[AIM OF THE EXERCISE]: Retype the data that follows line by line, exactly, and leave its pictures out.

****************

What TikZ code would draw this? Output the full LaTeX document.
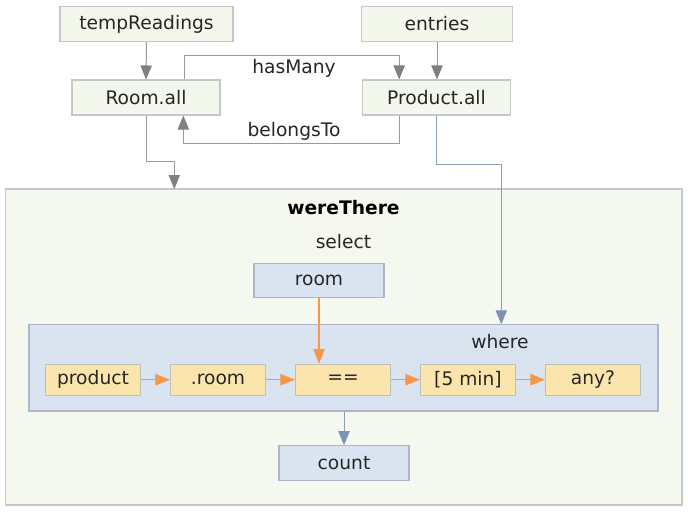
\documentclass[tikz,border=0pt]{standalone}
\usepackage{fontspec}
\setmainfont{DejaVu Sans}
\usetikzlibrary{positioning, arrows.meta}

\definecolor{boxgreen}{HTML}{F4F7EC}
\definecolor{boxline}{HTML}{C3C9C7}
\definecolor{boxblue}{HTML}{DAE3F0}
\definecolor{blueline}{HTML}{ABB7C8}
\definecolor{boxyellow}{HTML}{FCE5AD}
\definecolor{yelline}{HTML}{BDBFB9}
\definecolor{arrorange}{HTML}{F79646}
\definecolor{arrblue}{HTML}{7D92B4}
\definecolor{arrgray}{HTML}{808080}

\begin{document}
\begin{tikzpicture}[
  x=0.75pt, y=-0.75pt,
  font=\fontsize{14pt}{16pt}\selectfont,
  text=black!85,
  garr/.style={draw=arrgray!80, line width=0.75pt,
               -{Triangle[length=10.5pt, width=8.5pt, color=arrgray]}},
  barr/.style={draw=arrblue!90, line width=0.75pt,
               -{Triangle[length=10.5pt, width=8.5pt, color=arrblue]}},
  oarr/.style={draw=arrorange, line width=1pt,
               -{Triangle[length=11pt, width=8.5pt, color=arrorange]}},
  src/.style={draw=boxline, line width=0.8pt, fill=boxgreen,
              minimum width=#1, minimum height=26.25pt, inner sep=0pt},
  qbox/.style={draw=blueline, line width=0.8pt, fill=boxblue,
               minimum width=97.5pt, minimum height=26pt, inner sep=0pt},
  op/.style={draw=yelline, line width=0.8pt, fill=boxyellow,
             minimum width=71.25pt, minimum height=23.25pt, inner sep=0pt},
  lbl/.style={inner sep=0pt},
]
\useasboundingbox (0,0) rectangle (688,511);

%% ===== SOURCES =====

\node[src=129.75pt] (temp)    at (146.5,24)  {tempReadings};
\node[src=113.25pt] (entries) at (437,24)    {entries};
\node[src=111pt]    (roomall) at (146,97.5)  {Room.all};
\node[src=111pt]    (prodall) at (436.5,97.5) {Product.all};

\node[lbl] (hasmany)   at (294,68)  {hasMany};
\node[lbl] (belongsto) at (294,131) {belongsTo};

%% ===== WERETHERE =====

\draw[draw=boxline, line width=1.2pt, fill=boxgreen!90!white]
  (5.5,189) coordinate (wtnw) rectangle (682,505);
\node[lbl, font=\fontsize{14pt}{16pt}\selectfont\bfseries, text=black] (wttitle)
  at (343.5,208) {wereThere};
\node[lbl] (select) at (343.5,242) {select};

\node[qbox] (room) at (319,280.5) {room};

\draw[draw=blueline, line width=1pt, fill=boxblue]
  (29,324.3) coordinate (wherenw) rectangle (658,411) coordinate (wherese);
\node[lbl] (wherelbl) at (500,342) {where};

\foreach \nm/\txt [count=\i from 0] in {prod/product, dotroom/.room, eq/{==},
                                      fivemin/{[5 min]}, any/any?}
  \node[op] (\nm) at (93+125*\i,379.7) {\txt};

\node[qbox] (count) at (344,463) {count};

\coordinate (wtin)    at (174.3,189);
\coordinate (wherein) at (501.3,324.3);
\coordinate (whereout) at (344,411);

%% ===== ARROWS =====

\draw[garr] (temp.south) -- (roomall.north);
\draw[garr] (entries.south) -- (entries.south |- prodall.north);
\draw[garr] ([xshift=28.5pt]roomall.north) -- ++(0,-24) -| ([xshift=-28pt]prodall.north);
\draw[garr] ([xshift=-28pt]prodall.south) -- ++(0,28.3) -| ([xshift=28pt]roomall.south);
\draw[garr] (roomall.south) -- ++(0,46) -| (wtin);
\draw[barr] (prodall.south) -- ++(0,49) -| (wherein);

\draw[oarr] (room.south) -- (room.south |- eq.north);
\draw[oarr] (prod)    -- (dotroom);
\draw[oarr] (dotroom) -- (eq);
\draw[oarr] (eq)      -- (fivemin);
\draw[oarr] (fivemin) -- (any);

\draw[barr] (whereout) -- (count.north);

\end{tikzpicture}
\end{document}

****************

[COMPLETE ANSWER]:
What TikZ code would draw this? Output the full LaTeX document.
\documentclass[tikz,border=0pt]{standalone}
\usepackage{fontspec}
\setmainfont{DejaVu Sans}
\usetikzlibrary{positioning, arrows.meta}

\definecolor{boxgreen}{HTML}{F4F7EC}
\definecolor{boxline}{HTML}{C3C9C7}
\definecolor{boxblue}{HTML}{DAE3F0}
\definecolor{blueline}{HTML}{ABB7C8}
\definecolor{boxyellow}{HTML}{FCE5AD}
\definecolor{yelline}{HTML}{BDBFB9}
\definecolor{arrorange}{HTML}{F79646}
\definecolor{arrblue}{HTML}{7D92B4}
\definecolor{arrgray}{HTML}{808080}

\begin{document}
\begin{tikzpicture}[
  x=0.75pt, y=-0.75pt,
  font=\fontsize{14pt}{16pt}\selectfont,
  text=black!85,
  garr/.style={draw=arrgray!80, line width=0.75pt,
               -{Triangle[length=10.5pt, width=8.5pt, color=arrgray]}},
  barr/.style={draw=arrblue!90, line width=0.75pt,
               -{Triangle[length=10.5pt, width=8.5pt, color=arrblue]}},
  oarr/.style={draw=arrorange, line width=1pt,
               -{Triangle[length=11pt, width=8.5pt, color=arrorange]}},
  src/.style={draw=boxline, line width=0.8pt, fill=boxgreen,
              minimum width=#1, minimum height=26.25pt, inner sep=0pt},
  qbox/.style={draw=blueline, line width=0.8pt, fill=boxblue,
               minimum width=97.5pt, minimum height=26pt, inner sep=0pt},
  op/.style={draw=yelline, line width=0.8pt, fill=boxyellow,
             minimum width=71.25pt, minimum height=23.25pt, inner sep=0pt},
  lbl/.style={inner sep=0pt},
]
\useasboundingbox (0,0) rectangle (688,511);

%% ===== SOURCES =====

\node[src=129.75pt] (temp)    at (146.5,24)  {tempReadings};
\node[src=113.25pt] (entries) at (437,24)    {entries};
\node[src=111pt]    (roomall) at (146,97.5)  {Room.all};
\node[src=111pt]    (prodall) at (436.5,97.5) {Product.all};

\node[lbl] (hasmany)   at (294,68)  {hasMany};
\node[lbl] (belongsto) at (294,131) {belongsTo};

%% ===== WERETHERE =====

\draw[draw=boxline, line width=1.2pt, fill=boxgreen!90!white]
  (5.5,189) coordinate (wtnw) rectangle (682,505);
\node[lbl, font=\fontsize{14pt}{16pt}\selectfont\bfseries, text=black] (wttitle)
  at (343.5,208) {wereThere};
\node[lbl] (select) at (343.5,242) {select};

\node[qbox] (room) at (319,280.5) {room};

\draw[draw=blueline, line width=1pt, fill=boxblue]
  (29,324.3) coordinate (wherenw) rectangle (658,411) coordinate (wherese);
\node[lbl] (wherelbl) at (500,342) {where};

\foreach \nm/\txt [count=\i from 0] in {prod/product, dotroom/.room, eq/{==},
                                      fivemin/{[5 min]}, any/any?}
  \node[op] (\nm) at (93+125*\i,379.7) {\txt};

\node[qbox] (count) at (344,463) {count};

\coordinate (wtin)    at (174.3,189);
\coordinate (wherein) at (501.3,324.3);
\coordinate (whereout) at (344,411);

%% ===== ARROWS =====

\draw[garr] (temp.south) -- (roomall.north);
\draw[garr] (entries.south) -- (entries.south |- prodall.north);
\draw[garr] ([xshift=28.5pt]roomall.north) -- ++(0,-24) -| ([xshift=-28pt]prodall.north);
\draw[garr] ([xshift=-28pt]prodall.south) -- ++(0,28.3) -| ([xshift=28pt]roomall.south);
\draw[garr] (roomall.south) -- ++(0,46) -| (wtin);
\draw[barr] (prodall.south) -- ++(0,49) -| (wherein);

\draw[oarr] (room.south) -- (room.south |- eq.north);
\draw[oarr] (prod)    -- (dotroom);
\draw[oarr] (dotroom) -- (eq);
\draw[oarr] (eq)      -- (fivemin);
\draw[oarr] (fivemin) -- (any);

\draw[barr] (whereout) -- (count.north);

\end{tikzpicture}
\end{document}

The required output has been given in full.